### Dataset section
----------------

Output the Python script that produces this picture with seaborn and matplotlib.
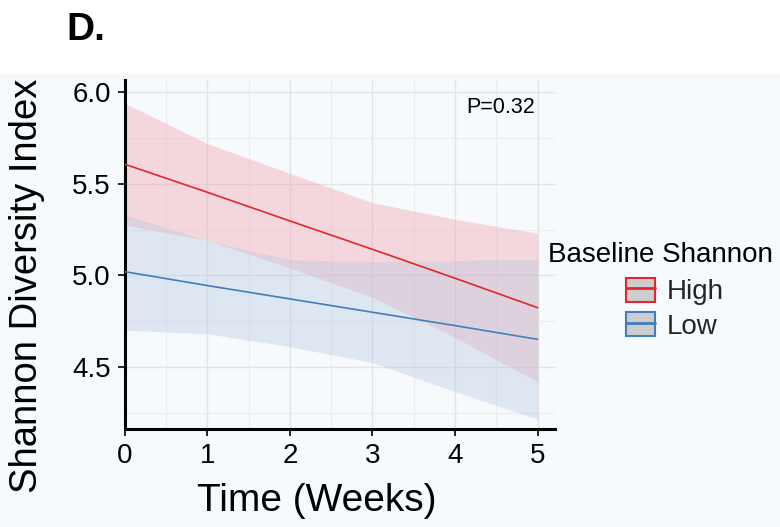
import numpy as np
import pandas as pd
import matplotlib
matplotlib.use('Agg')
import matplotlib.pyplot as plt
from matplotlib.patches import Patch, Rectangle
from matplotlib.lines import Line2D
from matplotlib.legend_handler import HandlerTuple
import seaborn as sns

# fitted values
weeks = [0, 1, 2, 3, 4, 5]
groups = ["High", "Low"]
high_fit = [5.607, 5.454, 5.297, 5.142, 4.984, 4.823]
high_upper = [5.94, 5.72, 5.557, 5.397, 5.306, 5.23]
high_lower = [5.275, 5.19, 5.04, 4.88, 4.66, 4.418]
low_fit = [5.02, 4.944, 4.871, 4.798, 4.725, 4.65]
low_upper = [5.33, 5.19, 5.084, 5.075, 5.08, 5.09]
low_lower = [4.70, 4.68, 4.61, 4.523, 4.364, 4.213]
p_label = "P=0.32"

colors = {"High": "#e3262b", "Low": "#3f7fbf"}
fills = {"High": "#f0a0aa", "Low": "#b8c8de"}

df = pd.DataFrame({
    "Time": weeks * 2,
    "Shannon": high_fit + low_fit,
    "Group": ["High"] * len(weeks) + ["Low"] * len(weeks),
})
bands = {"High": (high_lower, high_upper), "Low": (low_lower, low_upper)}

sns.set_theme(style="ticks")
plt.rcParams['font.family'] = ['Liberation Sans', 'DejaVu Sans']

fig = plt.figure(figsize=(7.8, 5.27), dpi=100)
fig.patch.set_facecolor("white")
fig.patches.append(Rectangle((0, 0), 1, 1 - 73 / 527, transform=fig.transFigure,
                             facecolor="#f6fafd", edgecolor="none", zorder=-10))
ax = fig.add_axes([0.16, 0.186, 0.5515, 0.662])
ax.set_facecolor("#f6fafd")

for g in groups:
    lo, hi = bands[g]
    ax.fill_between(weeks, lo, hi, color=fills[g], alpha=0.38, linewidth=0, zorder=1)

sns.lineplot(data=df, x="Time", y="Shannon", hue="Group", palette=colors,
             linewidth=1.2, ax=ax, legend=False, zorder=3)

ax.set_xlim(0, 5.21)
ax.set_ylim(4.16, 6.067)
ax.set_xticks(range(6))
ax.set_yticks([4.5, 5.0, 5.5, 6.0])
ax.set_xticks(np.arange(0.5, 5.5, 1.0), minor=True)
ax.set_yticks([4.25, 4.75, 5.25, 5.75], minor=True)
ax.grid(which="major", color="#e3e3e6", linewidth=1.0, zorder=0)
ax.grid(which="minor", color="#ececef", linewidth=0.8, zorder=0)
ax.set_axisbelow(True)

for s in ["top", "right"]:
    ax.spines[s].set_visible(False)
for s in ["left", "bottom"]:
    ax.spines[s].set_linewidth(2.2)
    ax.spines[s].set_color("black")
ax.tick_params(which="major", length=5, width=1.2, color="black",
               labelsize=20, labelcolor="black", pad=5)
ax.tick_params(which="minor", length=0)

ax.set_xlabel("Time (Weeks)", fontsize=28, color="black")
ax.set_ylabel("Shannon Diversity Index", fontsize=27.5, color="black")
ax.xaxis.set_label_coords(0.447, -0.155)
ax.yaxis.set_label_coords(-0.186, 0.41)

ax.text(4.55, 5.915, p_label, fontsize=15.5, ha="center", va="center", color="black")

fig.text(66 / 780, 1 - 30 / 527, "D.", fontsize=28, fontweight="bold",
         ha="left", va="center", color="black")

# legend: title placed on its own, keys indented below it
fig.text(548 / 780, 1 - 255 / 527, "Baseline Shannon", fontsize=20,
         ha="left", va="center", color="black")
handles = [(Patch(facecolor="#cdcdcd", edgecolor=colors[g], linewidth=1.5),
            Line2D([], [], color=colors[g], linewidth=2)) for g in groups]
leg = fig.legend(handles, groups,
                 handler_map={tuple: HandlerTuple(ndivide=1)},
                 loc="center left", bbox_to_anchor=(626 / 780, 1 - 308.5 / 527),
                 frameon=False, fontsize=20, borderpad=0,
                 handlelength=1.05, handleheight=1.0, labelspacing=0.22,
                 handletextpad=0.4, borderaxespad=0)

fig.savefig("out.png", dpi=100, facecolor=fig.get_facecolor())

----------------

### Problem requirements
Exactly as written, please give again the lines from the beginning of the listing through the line containing "import seaborn as sns", inclusive, without any pictures.

### Written solution
Output the Python script that produces this picture with seaborn and matplotlib.
import numpy as np
import pandas as pd
import matplotlib
matplotlib.use('Agg')
import matplotlib.pyplot as plt
from matplotlib.patches import Patch, Rectangle
from matplotlib.lines import Line2D
from matplotlib.legend_handler import HandlerTuple
import seaborn as sns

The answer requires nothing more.